Personal information
- Nationality: New Zealand
- Born: 8 May 2003 (age 23) Auckland, New Zealand

Sport
- Sport: Athletics
- Event(s): Middle-distance running, Cross country running
- Club: New Balance 7/2025 - present

Achievements and titles
- Personal best(s): 800m: 2:03.46 (2024) 1500m: 4:04.40 (2025) Mile: 4:27.36 (2024)

Medal record
Women's athletics
Representing New Zealand
Summer World University Games
| Bronze medal – third place | 2025 Bochum | 1500 m |

= Kimberley May =

New Zealand middle-distance runner (born 2003)

Kimberley May (born 8 May 2003) is a New Zealand middle-distance and cross country runner. She was runner-up over 1500 metres at the 2024 NCAA Outdoor Championships and a bronze medalist over 1500 metres in 2025 at the FISU World University Games.

==Early and personal life==
From Auckland, she competed in karate as a youngster and has the black belt in the discipline. She attended Avondale College before moving to the United States in 2021 to study at Providence College in Rhode Island where she studied sociology.

==NCAA career==
In February 2024, she ran 4:27.85 in the mile run whilst competing at in Boston, Massachusetts. She finished third in the indoor mile at the 2024 NCAA Division I Indoor Track and Field Championships on 9 March 2024, finishing behind compatriot Maia Ramsden and Billah Jepkirui of Kenya, in 4:27.36. That June, she finished runner-up over 1500 metres to Ramsden at the 2024 NCAA Division I Outdoor Track and Field Championships in Eugene, Oregon. In November 2024, she finished tenth in the 2024 NCAA Division I Cross Country Championships and was part of the Providence team which finished third overall.

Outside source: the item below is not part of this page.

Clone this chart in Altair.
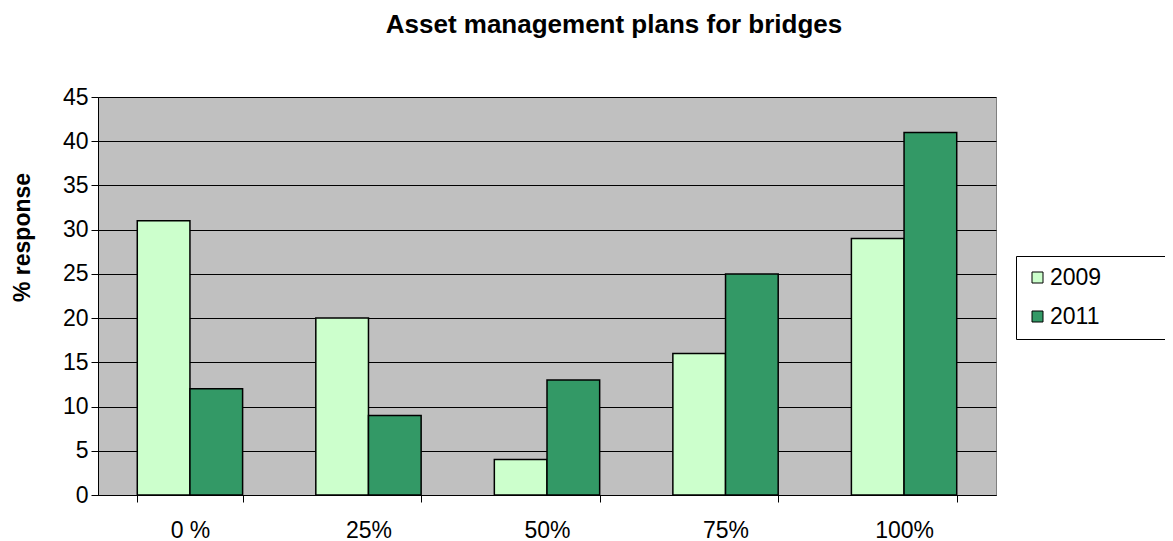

May placed third with Providence in the distance medley relay at the 2025 NCAA Division I Indoor Track and Field Championships alongside Shannon Flockhart, Maeve O'Neill and Jillian Flennerty. She ran a personal best 4:06.58 for the 1500 metres at the Raleigh Relays in North Carolina in March 2025, finishing behind Margot Appleton, and moving to ninth on the NCAA all-time list. In June 2025, she placed sixth in the final of the 1500 metres at the 2025 NCAA Championships.

==Professional career==
In July 2025, she moved to second on the Athletics New Zealand all-time 1500 metres list, behind Maia Ramsden, running 4:04.40 at the Internazionale Sport Solidarietà meeting in Italy.

Kimberley May won the bronze medal in the 1500 metres (4:20.39) at the 2025 Summer World University Games in Bochum, Germany. She turned professional with New Balance.